A: It is a big thing and we are very convinced that this is going to be the biggest thing in times to come because you see the size of mutual fund industry in India and the size of mutual fund industry whether you compare to GDP or whether you compare to any other data, there are miles and miles to go before saturation is going to come.

Q: 1,000 points rally in Nifty, where do you stand now in terms of your view on the entire markets?

A: As I said, I was on your channel, 8,000 that this is the time to buy. We blipped for 200 points and the markets may see from time to time correction. My only message is for the retail investors, ask the right question, don’t ask what to buy and when to buy, you should ask how much to buy and for how long you must buy it. So, when you want to buy a lot, when you want to buy for a longer period of time, then you would want the market to correct a little bit and use that correction to enter in the market.

Market for a longer period of time, they are just fine, there are individual companies which are delivering sterling performance and last two years, even though you do not see this in the index, but you see what individual companies have done and I continue to remain positive on individual stock investing.

Q: Pharmaceutical, you are considered one of the kings of pharmaceutical, are you disappointed with whatever is happening?

A: I would say that that sector is starting to look interesting now because the valuations are definitely in favour. There is a lot of fear which is there like people are thinking all the manufacturing will shift to America. For any pharmaceutical company whether it is generic or otherwise, to go and setup a plant and to produce a drug, it takes minimum four to five years of cycle time because you setup a plant, you get the plant approved by FDA, then you file drug from the plant, then you get those drugs approved from FDA, so, it is not some trading company which can just shift its base. So, I think there is a lot of pessimism which is being surrounded in this sector. Valuations have come to reasonable level as compared to where the markets are also, so, I would say selectively it is an opportunity to buy.

Q: IT and Trump?

A: I think it again -- we have to see but I do not think it is going to be as -- see what you saw yesterday, Trump, there was so much talk about border tax.
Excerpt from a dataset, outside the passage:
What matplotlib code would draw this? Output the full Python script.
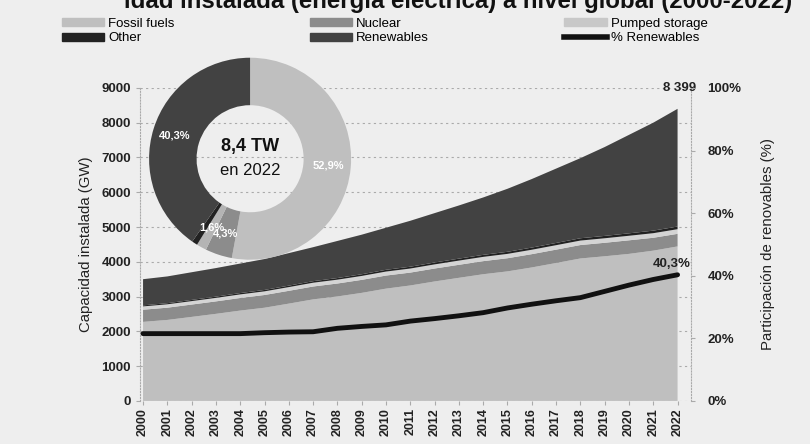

Yesterday was his speech in front of Congress and not even a word which he has mentioned. I think we have to give it to him, finally he is a businessman, and he will not do something which will disrupt either the global markets or the American markets. I am just hoping that there is a lot of talk, there is a lot of nervousness but the end result may not be as bad as the nervousness is and that is what it is being showing up in the markets worldwide.

Q: There was a lot of fear in the market when demonetisation happened but now the results coming in, the GDP numbers coming in, all seems normal. What is your view on that?

A: My view was very clear that demonetisation is a thing which has given you an opportunity to invest. I think people will not even remember that demonetisation happened six months down the line.

Q: Real estate, you said that that could be a sector which could be the dark horse going ahead. Do you still maintain that view?

A: The Budget was very good for affordable housing companies, so, select companies there is a lot of value. These companies are down 70-90 percent from their peak of 2007-2008, a lot of people have worked extremely hard to clean out the balance sheet. So, even though real estate sector is 0.5 percent in the overall index, but on a selective basis you will have opportunity.

Let us take this opportunity to ensure that we are communicating the right message on the mutual fund day, all this sector selection, stock selection are for the professional investors. If you are a common man who has 9-5 some other job, it is best that you leave money with mutual funds who have a track record of 10-20 years of going in a good market or bad market and consistently generating return.

Q: I am also told that the fees charged by the mutual fund industry in India is one of the lowest, we only pay 1.5-2 percent.

A: It is the lowest, not one of the lowest, it is the lowest. There are a lot of people who have a track record of wealth creation, who have a track record of doing the market, generating money in good and bad times.